Эзоп к себе в рассказ самих богов вставил,
Желая этим вот что показать людям:
Добром ты не добьешься от глупца проку,
А поступи по-свойски – сразу толк будет.
Этот иронический скептицизм Бабрия – признак упадка традиционной религии древности; нередко он заставляет вспомнить религиозную сатиру Лукиана. Может быть, некоторые особенности такого отношения к богам – например, критика идолопоклонства – объясняются знакомством с восточными культами: ведь Бабрий, по-видимому, жил в Сирии.

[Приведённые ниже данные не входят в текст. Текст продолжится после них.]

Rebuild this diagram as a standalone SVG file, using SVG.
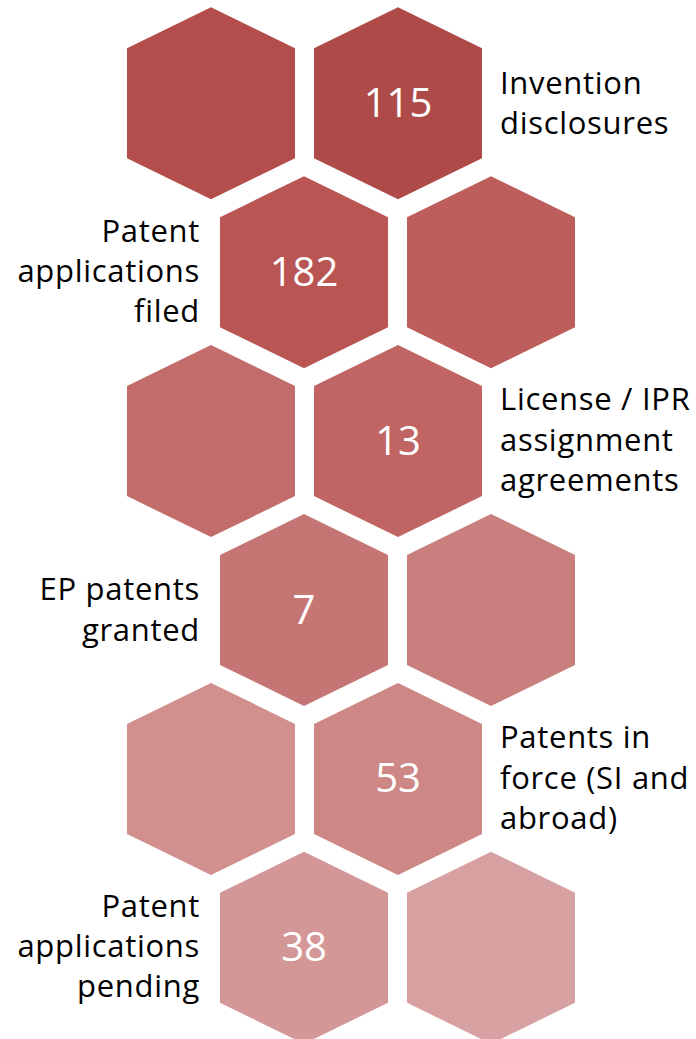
<svg xmlns="http://www.w3.org/2000/svg" xmlns:xlink="http://www.w3.org/1999/xlink" width="696" height="1039" viewBox="0 0 696 1039">
<defs>
<polygon id="hex" points="0,-96 84,-55 84,55 0,96 -84,55 -84,-55"/>
</defs>
<style>
.num{font-family:"Open Sans","Liberation Sans",sans-serif;font-size:40px;fill:#ffffff;text-anchor:middle}
.lbl{font-family:"Open Sans","Liberation Sans",sans-serif;font-size:31px;letter-spacing:0.7px;fill:#000000}
.r{text-anchor:start}
.l{text-anchor:end}
</style>
<rect width="696" height="1039" fill="#ffffff"/>
<g id="row1">
<use xlink:href="#hex" href="#hex" x="211" y="103.3" fill="#B44E4C"/>
<g id="invention-disclosures">
<use xlink:href="#hex" href="#hex" x="398" y="103.3" fill="#AE4A47"/>
<text class="num" x="398" y="116.8">115</text>
<text class="lbl r" x="500"><tspan x="500" y="93.5">Invention</tspan><tspan x="500" y="134">disclosures</tspan></text>
</g>
</g>
<g id="row2">
<g id="patent-applications-filed">
<use xlink:href="#hex" href="#hex" x="304" y="272.2" fill="#B95553"/>
<text class="num" x="304" y="285.7">182</text>
<text class="lbl l" x="200"><tspan x="200" y="241.7">Patent</tspan><tspan x="200" y="281.7">applications</tspan><tspan x="200" y="321.7">filed</tspan></text>
</g>
<use xlink:href="#hex" href="#hex" x="491" y="272.2" fill="#BD5E5C"/>
</g>
<g id="row3">
<use xlink:href="#hex" href="#hex" x="211" y="441.1" fill="#C26D6B"/>
<g id="license-agreements">
<use xlink:href="#hex" href="#hex" x="398" y="441.1" fill="#C06563"/>
<text class="num" x="398" y="454.6">13</text>
<text class="lbl r" x="500"><tspan x="500" y="410">License / IPR</tspan><tspan x="500" y="450.5">assignment</tspan><tspan x="500" y="491">agreements</tspan></text>
</g>
</g>
<g id="row4">
<g id="ep-patents-granted">
<use xlink:href="#hex" href="#hex" x="304" y="610" fill="#C57674"/>
<text class="num" x="304" y="623.5">7</text>
<text class="lbl l" x="200"><tspan x="200" y="600">EP patents</tspan><tspan x="200" y="640.7">granted</tspan></text>
</g>
<use xlink:href="#hex" href="#hex" x="491" y="610" fill="#C97F7D"/>
</g>
<g id="row5">
<use xlink:href="#hex" href="#hex" x="211" y="778.9" fill="#D18F8E"/>
<g id="patents-in-force">
<use xlink:href="#hex" href="#hex" x="398" y="778.9" fill="#CD8785"/>
<text class="num" x="398" y="792.4">53</text>
<text class="lbl r" x="500"><tspan x="500" y="748">Patents in</tspan><tspan x="500" y="788.5">force (SI and</tspan><tspan x="500" y="829">abroad)</tspan></text>
</g>
</g>
<g id="row6">
<g id="patent-applications-pending">
<use xlink:href="#hex" href="#hex" x="304" y="947.8" fill="#D49797"/>
<text class="num" x="304" y="961.3">38</text>
<text class="lbl l" x="200"><tspan x="200" y="917.3">Patent</tspan><tspan x="200" y="957.3">applications</tspan><tspan x="200" y="997.3">pending</tspan></text>
</g>
<use xlink:href="#hex" href="#hex" x="491" y="947.8" fill="#D8A1A1"/>
</g>
<g id="connectors"/>
</svg>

Социальная тема, напротив, едва затронута Бабрием, а у Федра занимает очень много места. Даже когда оба баснописца берутся за один и тот же сюжет о сладости свободы и горести рабства («Волк и собака»), то, против обыкновения, басня Федра оказывается и пространнее, и живее, и красочнее басни Бабрия:
Федр , III, 7:
Скажу я вкратце, как свобода сладостна.
Волк отощавший с жирною собакою
Однажды повстречались, поздоровались,
Разговорились. «Отчего так лоснишься?
С какого это корма так отъелась ты?
Ведь я тебя сильнее, а гибну с голоду».
Собака спросту: «Так же заживешь и ты,
Коль будешь моему служить хозяину». —
«А что за служба?» – «Охраняй порог его
И к дому по ночам не подпускай воров».—
«Ну что же, я готов: ведь мне приходится
Терпеть и дождь и снег, по лесу рыская, —
Насколько же лучше будет жить под крышею,
Беспечно наслаждаясь пищей щедрою!» —
«Ну так пойдем же».– По дороге видит волк,
Что у собаки шея стерта привязью.
«Откуда это?» – «Пустяки!» – «Признайся-ка!» —
«Кажусь я злою, и меня привязывают,
Чтобы спала я днем, а ночью бодрствовала.
Отвяжут на ночь – брожу, куда глаза глядят.
Дают мне хлеба; со стола хозяин мне
Бросает кости; а потом домашние
Куски швыряют и объедки всякие:
Так без труда и брюхо наполняется». —
«А можно ли убежать, куда захочется?» —
«Конечно, нет». – «Что хвалишь, тем и пользуйся;
А мне свобода царской власти сладостней».